We have many media reports today on the El Tejon ID suit. The full press release from Americans United is available on their website. The LA Times has an article about the controversy that includes a couple of interesting tidbits. Of the district’s legal advice, it says:
At a special meeting of the El Tejon Unified School District on Jan. 1, at which the board approved the new course, “Philosophy of Design,” school Supt. John W. Wight said that he had consulted the school district’s attorneys and that they “had told him that as long as the course was called ‘philosophy,’ ” it could pass legal muster, according to the lawsuit.
If that is true, then the district got very bad advice from their attorney. If the school is advocating a religious belief, it doesn’t matter what kind of class it is. Merely adding the label “philosophy” does not change religious advocacy from unacceptable to acceptable. It’s not enough merely to move it from one department to another, you also have to change the way it’s taught. You can teach about religious views, but you cannot advocate them. And the fact that the teacher intends to advocate the creationist position is crystal clear from the course description quoted in the LA Times piece:
An initial course description, which was distributed to students and their families last month, said “the class will take a close look at evolution as a theory and will discuss the scientific, biological and biblical aspects that suggest why Darwin’s philosophy is not rock solid. The class will discuss intelligent design as an alternative response to evolution. Physical and chemical evidence will be presented suggesting the earth is thousands of years old, not billions.”

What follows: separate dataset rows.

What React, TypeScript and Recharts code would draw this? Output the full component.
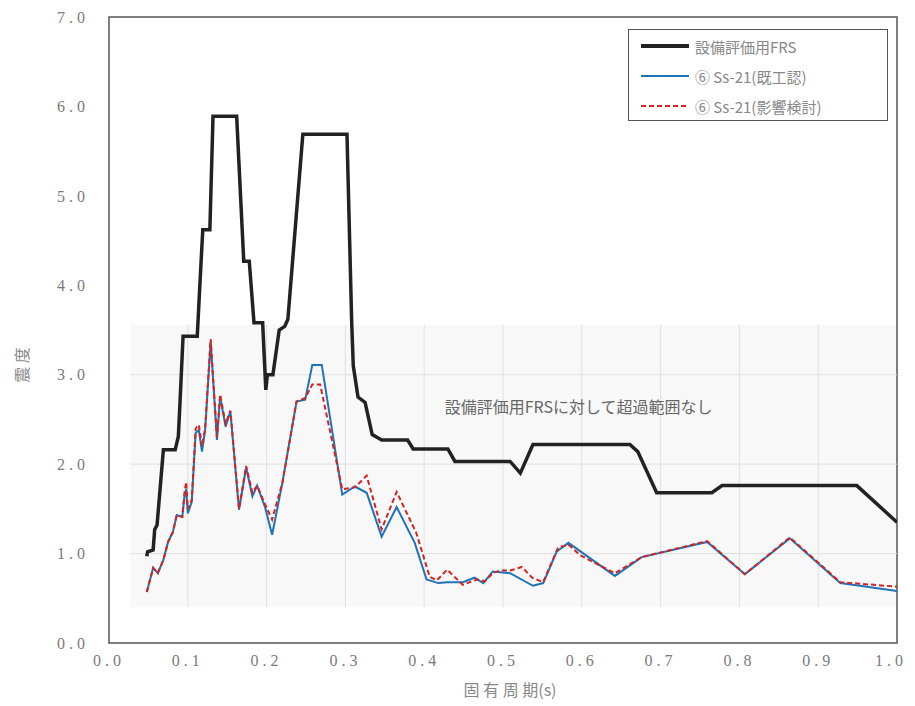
import React from 'react';
import { LineChart, Line, XAxis, YAxis, ReferenceArea, ReferenceLine, ReferenceDot, Legend, Label } from 'recharts';

// 設備評価用FRS
const frsPeriod = [0.048,0.049,0.056,0.058,0.061,0.069,0.084,0.088,0.090,0.094,0.112,0.115,0.119,0.128,0.132,0.162,0.171,0.178,0.184,0.195,0.199,0.201,0.208,0.216,0.223,0.227,0.246,0.302,0.308,0.310,0.316,0.325,0.334,0.340,0.346,0.379,0.386,0.430,0.439,0.509,0.522,0.538,0.661,0.671,0.695,0.765,0.778,0.949,1.0];
const frsValue = [0.97,1.02,1.04,1.27,1.32,2.16,2.16,2.31,2.67,3.43,3.43,3.95,4.62,4.62,5.89,5.89,4.27,4.27,3.58,3.58,2.83,3.0,3.0,3.5,3.54,3.62,5.69,5.69,3.58,3.1,2.75,2.69,2.33,2.3,2.27,2.27,2.17,2.17,2.03,2.03,1.9,2.22,2.22,2.14,1.68,1.68,1.76,1.76,1.35];

// ⑥ Ss-21(既工認)
const kikoPeriod = [0.048,0.056,0.062,0.069,0.075,0.081,0.086,0.093,0.096,0.098,0.100,0.105,0.110,0.114,0.118,0.122,0.129,0.137,0.141,0.148,0.154,0.165,0.174,0.182,0.188,0.198,0.207,0.220,0.238,0.249,0.258,0.270,0.296,0.312,0.327,0.346,0.365,0.388,0.403,0.418,0.429,0.449,0.464,0.475,0.487,0.509,0.538,0.551,0.568,0.583,0.642,0.676,0.759,0.807,0.864,0.928,1.0];
const kikoValue = [0.57,0.84,0.78,0.93,1.13,1.24,1.43,1.41,1.66,1.72,1.45,1.58,2.35,2.38,2.14,2.38,3.37,2.27,2.75,2.42,2.59,1.49,1.96,1.64,1.76,1.52,1.21,1.79,2.7,2.72,3.11,3.11,1.66,1.75,1.68,1.19,1.52,1.12,0.71,0.67,0.68,0.68,0.73,0.67,0.8,0.78,0.64,0.67,1.02,1.12,0.75,0.96,1.13,0.77,1.17,0.67,0.58];

// ⑥ Ss-21(影響検討)
const eikyoPeriod = [0.048,0.056,0.062,0.069,0.075,0.081,0.086,0.093,0.096,0.098,0.100,0.105,0.110,0.114,0.118,0.122,0.129,0.137,0.141,0.148,0.154,0.165,0.174,0.182,0.188,0.198,0.207,0.220,0.238,0.249,0.258,0.268,0.296,0.312,0.327,0.346,0.365,0.390,0.407,0.416,0.429,0.449,0.467,0.477,0.487,0.496,0.509,0.524,0.537,0.551,0.570,0.583,0.598,0.642,0.676,0.759,0.807,0.864,0.928,1.0];
const eikyoValue = [0.57,0.84,0.78,0.93,1.13,1.24,1.43,1.41,1.7,1.8,1.5,1.6,2.4,2.44,2.2,2.4,3.4,2.3,2.78,2.45,2.6,1.5,1.98,1.68,1.76,1.55,1.38,1.79,2.7,2.74,2.89,2.89,1.72,1.74,1.87,1.27,1.69,1.23,0.74,0.7,0.82,0.65,0.71,0.69,0.78,0.81,0.81,0.85,0.73,0.68,1.07,1.1,0.98,0.78,0.96,1.14,0.77,1.18,0.68,0.63];

const xTicks = [0, 0.1, 0.2, 0.3, 0.4, 0.5, 0.6, 0.7, 0.8, 0.9, 1.0];
const yTicks = [0, 1, 2, 3, 4, 5, 6, 7];
const gridX = [0.1, 0.2, 0.3, 0.4, 0.5, 0.6, 0.7, 0.8, 0.9];
const gridY = [1, 2, 3];
const panel = { x1: 0.027, x2: 1.0, y1: 0.4, y2: 3.56 };

const seriesNames = ['設備評価用FRS', '⑥ Ss-21(既工認)', '⑥ Ss-21(影響検討)'];
const annotation = '設備評価用FRSに対して超過範囲なし';
const xTitle = '固 有 周 期(s)';
const yTitle = '震 度';

const toRows = (ts: number[], vs: number[]) => ts.map((t, i) => ({ t, v: vs[i] }));
const frsData = toRows(frsPeriod, frsValue);
const kikoData = toRows(kikoPeriod, kikoValue);
const eikyoData = toRows(eikyoPeriod, eikyoValue);

const tickStyle = { fill: '#7a7a7a', fontSize: 16, fontFamily: 'Liberation Serif', letterSpacing: 4 };

const renderLegend = () => (
  <div style={{ width: 260, height: 92, border: '1.5px solid #555', background: '#fff', boxSizing: 'border-box', fontFamily: 'Noto Sans CJK JP', color: '#888', fontSize: 15, paddingTop: 1 }}>
    {[
      { color: '#222', w: 4, dash: undefined as string | undefined },
      { color: '#1f73b7', w: 2, dash: undefined },
      { color: '#d42323', w: 2, dash: '5 3' },
    ].map((s, i) => (
      <div key={i} style={{ display: 'flex', alignItems: 'center', height: 30, paddingLeft: 12 }}>
        <svg width={48} height={10} style={{ marginRight: 6 }}>
          <line x1={0} y1={5} x2={48} y2={5} stroke={s.color} strokeWidth={s.w} strokeDasharray={s.dash} />
        </svg>
        <span>{seriesNames[i]}</span>
      </div>
    ))}
  </div>
);

export default function App() {
  return (
    <LineChart width={899} height={698} margin={{ top: 9, right: 10, bottom: 18, left: 41 }}>
      <XAxis
        type="number"
        dataKey="t"
        domain={[0, 1]}
        ticks={xTicks}
        tickFormatter={(v: number) => v.toFixed(1)}
        axisLine={false}
        tickLine={false}
        tickSize={0}
        tickMargin={12}
        height={45}
        tick={tickStyle}
        allowDataOverflow
      >
        <Label
          content={() => (
            <text x={502} y={688} textAnchor="middle" fill="#888" fontSize={16} fontFamily="Noto Sans CJK JP">{xTitle}</text>
          )}
        />
      </XAxis>
      <YAxis
        type="number"
        domain={[0, 7]}
        ticks={yTicks}
        tickFormatter={(v: number) => v.toFixed(1)}
        axisLine={false}
        tickLine={false}
        tickSize={0}
        tickMargin={20}
        width={60}
        tick={tickStyle}
      >
        <Label
          content={() => (
            <text x={20} y={357} textAnchor="middle" fill="#888" fontSize={16} fontFamily="Noto Sans CJK JP" transform="rotate(-90 20 357)">{yTitle}</text>
          )}
        />
      </YAxis>
      <ReferenceArea x1={panel.x1} x2={panel.x2} y1={panel.y1} y2={panel.y2} fill="#f8f8f8" fillOpacity={1} stroke="none" />
      {gridX.map((g) => (
        <ReferenceLine key={'gx' + g} segment={[{ x: g, y: panel.y1 }, { x: g, y: panel.y2 }]} stroke="#e0e0e0" strokeWidth={1} />
      ))}
      {gridY.map((g) => (
        <ReferenceLine key={'gy' + g} segment={[{ x: panel.x1, y: g }, { x: panel.x2, y: g }]} stroke="#e0e0e0" strokeWidth={1} />
      ))}
      <ReferenceArea x1={0} x2={1} y1={0} y2={7} fill="none" stroke="#555" strokeWidth={1.5} />
      <Line data={frsData} dataKey="v" type="linear" stroke="#222" strokeWidth={3.5} dot={false} isAnimationActive={false} name={seriesNames[0]} />
      <Line data={kikoData} dataKey="v" type="linear" stroke="#1f73b7" strokeWidth={2} dot={false} isAnimationActive={false} name={seriesNames[1]} />
      <Line data={eikyoData} dataKey="v" type="linear" stroke="#d42323" strokeWidth={2} strokeDasharray="5 3" dot={false} isAnimationActive={false} name={seriesNames[2]} />
      <ReferenceDot
        x={0.426}
        y={2.63}
        r={0}
        fill="none"
        stroke="none"
        label={{ value: annotation, position: 'right', offset: 0, fill: '#666', fontSize: 16, fontFamily: 'Noto Sans CJK JP' }}
      />
      <Legend
        layout="vertical"
        align="center"
        verticalAlign="middle"
        content={renderLegend}
        wrapperStyle={{ top: 21, left: 620, width: 260, height: 92 }}
      />
    </LineChart>
  );
}
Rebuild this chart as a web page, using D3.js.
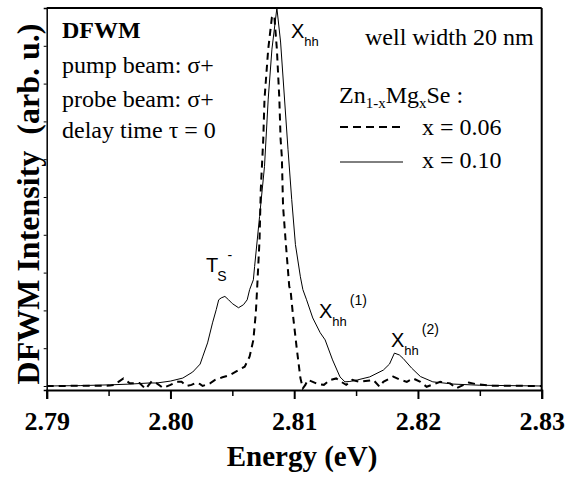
<!DOCTYPE html>
<html><head><meta charset="utf-8">
<script src="https://cdn.jsdelivr.net/npm/d3@7"></script>
<style>
body{margin:0;background:#fff;}
svg{display:block;}
text{font-family:"Liberation Serif","Times New Roman",serif;fill:#000;}
.sans{font-family:"Liberation Sans",Arial,sans-serif;}
</style></head>
<body>
<svg id="chart" width="565" height="477"></svg>
<script>
// Data (energy in eV, intensity in arb. u.)
const solidEnergy = [2.7900,2.7927,2.7951,2.7967,2.7983,2.7989,2.8000,2.8010,2.8018,2.8024,2.8026,2.8030,2.8034,2.8037,2.8039,2.8041,2.8044,2.8047,2.8050,2.8055,2.8059,2.8062,2.8064,2.8067,2.8068,2.8072,2.8076,2.8079,2.8082,2.8086,2.8089,2.8095,2.8098,2.8101,2.8105,2.8107,2.8110,2.8115,2.8121,2.8125,2.8131,2.8137,2.8141,2.8145,2.8151,2.8161,2.8172,2.8177,2.8181,2.8185,2.8188,2.8195,2.8202,2.8212,2.8229,2.8250,2.8274,2.8300];
const solidIntensity = [0.000,0.001,0.003,0.005,0.008,0.008,0.013,0.021,0.037,0.058,0.077,0.114,0.167,0.202,0.228,0.233,0.237,0.228,0.218,0.207,0.215,0.228,0.255,0.281,0.316,0.448,0.581,0.759,0.891,1.000,0.910,0.626,0.493,0.374,0.289,0.255,0.228,0.180,0.141,0.122,0.069,0.024,0.011,0.012,0.016,0.024,0.042,0.058,0.087,0.082,0.073,0.047,0.025,0.011,0.005,0.002,0.001,0.000];
const dashEnergy = [2.7900,2.7951,2.7955,2.7958,2.7962,2.7965,2.7967,2.7975,2.7980,2.7985,2.7989,2.7994,2.8000,2.8005,2.8009,2.8013,2.8017,2.8021,2.8024,2.8026,2.8032,2.8036,2.8042,2.8048,2.8056,2.8060,2.8064,2.8067,2.8069,2.8070,2.8072,2.8073,2.8075,2.8076,2.8079,2.8082,2.8083,2.8084,2.8086,2.8088,2.8089,2.8090,2.8091,2.8093,2.8096,2.8097,2.8099,2.8102,2.8105,2.8107,2.8109,2.8111,2.8115,2.8119,2.8124,2.8129,2.8134,2.8138,2.8142,2.8147,2.8153,2.8164,2.8169,2.8172,2.8180,2.8186,2.8191,2.8196,2.8202,2.8207,2.8218,2.8226,2.8231,2.8241,2.8247,2.8258,2.8300];
const dashIntensity = [0.000,0.001,0.003,0.011,0.020,0.013,0.007,0.008,-0.008,0.013,0.007,-0.005,0.003,0.011,0.011,0.000,0.003,0.009,0.005,0.000,0.007,0.016,0.023,0.029,0.044,0.051,0.078,0.122,0.194,0.255,0.387,0.520,0.653,0.759,0.891,0.976,0.981,0.976,0.891,0.759,0.653,0.607,0.475,0.387,0.263,0.255,0.188,0.101,0.021,-0.006,0.003,0.016,0.011,0.005,0.003,0.016,0.020,0.011,0.003,0.016,0.011,0.016,-0.002,0.011,0.025,0.016,0.011,0.020,0.011,-0.002,0.011,0.007,-0.006,0.009,0.005,0.001,0.000];
const xMajorTicks = [2.79,2.80,2.81,2.82,2.83];
const xMinorTicks = [2.795,2.805,2.815,2.825];
const xTickLabels = ["2.79","2.80","2.81","2.82","2.83"];
const yTicks = [0,0.1,0.2,0.3,0.4,0.5,0.6,0.7,0.8,0.9];

const svg = d3.select("#chart");
const L = 46.7, R = 541.7, T = 8, B = 390;
const x = d3.scaleLinear().domain([2.79, 2.83]).range([L, R]);
const y = d3.scaleLinear().domain([-0.0106, 1.0]).range([B, T]);

svg.append("defs").append("clipPath").attr("id","clip")
  .append("rect").attr("x",L).attr("y",T-1).attr("width",R-L).attr("height",B-T+1);

const line = d3.line().x(d=>x(d[0])).y(d=>y(d[1]));
const solid = solidEnergy.map((e,i)=>[e,solidIntensity[i]]);
const dash = dashEnergy.map((e,i)=>[e,dashIntensity[i]]);

const g = svg.append("g").attr("clip-path","url(#clip)");
g.append("path").datum(dash).attr("d",line).attr("fill","none")
  .attr("stroke","#000").attr("stroke-width",2).attr("stroke-dasharray","7,5");
g.append("path").datum(solid).attr("d",line).attr("fill","none")
  .attr("stroke","#000").attr("stroke-width",1);

// x axis (bottom)
const xAxis = svg.append("g").attr("transform",`translate(0,${B})`)
  .call(d3.axisBottom(x).tickValues(xMajorTicks).tickSize(9).tickFormat((d,i)=>xTickLabels[i]));
xAxis.select(".domain").attr("stroke-width",2);
xAxis.selectAll(".tick line").attr("stroke-width",2);
xAxis.selectAll(".tick text").attr("font-family","Liberation Serif").attr("font-weight","bold")
  .attr("font-size",26).attr("dy",0).attr("y",40);
const xMinor = svg.append("g").attr("transform",`translate(0,${B})`)
  .call(d3.axisBottom(x).tickValues(xMinorTicks).tickSize(6).tickFormat(""));
xMinor.select(".domain").remove();
xMinor.selectAll(".tick line").attr("stroke-width",1.5);

// y axis (left)
const yAxis = svg.append("g").attr("transform",`translate(${L},0)`)
  .call(d3.axisLeft(y).tickValues(yTicks).tickSize(3).tickFormat(""));
yAxis.select(".domain").attr("stroke-width",1.5);

// top and right borders
svg.append("line").attr("x1",L).attr("x2",R).attr("y1",T).attr("y2",T).attr("stroke","#000").attr("stroke-width",2);
svg.append("line").attr("x1",R).attr("x2",R).attr("y1",T).attr("y2",B).attr("stroke","#000").attr("stroke-width",2);

// axis titles
svg.append("text").attr("x",302).attr("y",466).attr("text-anchor","middle")
  .attr("font-weight","bold").attr("font-size",29).text("Energy (eV)");
svg.append("text").attr("transform","translate(39,204) rotate(-90)").attr("text-anchor","middle")
  .attr("font-weight","bold").attr("font-size",32).attr("xml:space","preserve").text("DFWM Intensity  (arb. u.)");

// left annotation block
svg.append("text").attr("x",62).attr("y",38).attr("font-weight","bold").attr("font-size",24).text("DFWM");
svg.append("text").attr("x",62).attr("y",73).attr("font-size",24).text("pump beam: σ+");
svg.append("text").attr("x",62).attr("y",107).attr("font-size",24).text("probe beam: σ+");
svg.append("text").attr("x",62).attr("y",138).attr("font-size",24).text("delay time τ = 0");

// right annotation
svg.append("text").attr("x",365).attr("y",45).attr("font-size",24).text("well width 20 nm");
const zn = svg.append("text").attr("x",339).attr("y",103).attr("font-size",24);
zn.append("tspan").text("Zn");
zn.append("tspan").attr("font-size",15).attr("dy",5).text("1-x");
zn.append("tspan").attr("dy",-5).text("Mg");
zn.append("tspan").attr("font-size",15).attr("dy",5).text("x");
zn.append("tspan").attr("dy",-5).text("Se :");
svg.append("line").attr("x1",340).attr("x2",402).attr("y1",127).attr("y2",127)
  .attr("stroke","#000").attr("stroke-width",2).attr("stroke-dasharray","8,5");
svg.append("text").attr("x",422).attr("y",135).attr("font-size",24).text("x = 0.06");
svg.append("line").attr("x1",340).attr("x2",403).attr("y1",162).attr("y2",162)
  .attr("stroke","#000").attr("stroke-width",1);
svg.append("text").attr("x",422).attr("y",168).attr("font-size",24).text("x = 0.10");

// peak labels (sans)
function xhh(px, py, sup){
  const t = svg.append("text").attr("class","sans").attr("x",px).attr("y",py).attr("font-size",20);
  t.append("tspan").text("X");
  t.append("tspan").attr("font-size",13).attr("dy",8).text("hh");
  if (sup) t.append("tspan").attr("font-size",14).attr("dy",-21).attr("dx",3).text(sup);
}
xhh(291, 38, null);
xhh(319, 318, "(1)");
xhh(391, 347, "(2)");
const ts = svg.append("text").attr("class","sans").attr("x",206).attr("y",272).attr("font-size",20);
ts.append("tspan").text("T");
ts.append("tspan").attr("font-size",14).attr("dy",9).attr("dx",-1).text("S");
ts.append("tspan").attr("font-size",14).attr("dy",-21).attr("dx",1).text("-");
</script>
</body></html>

The New York Times has the AP story on the lawsuit. Nothing much new there. I think it’s pretty obvious what has happened here. This teacher wanted to find a way to teach creationism and 3 members of the school board agreed with her. So they rushed this class in very quickly despite the fact that she simply isn’t qualified to teach the course. The course syllabus was created in the space of a couple of weeks and was done so badly that it included a guest speaker who passed away over a year ago and another who was never even asked to speak.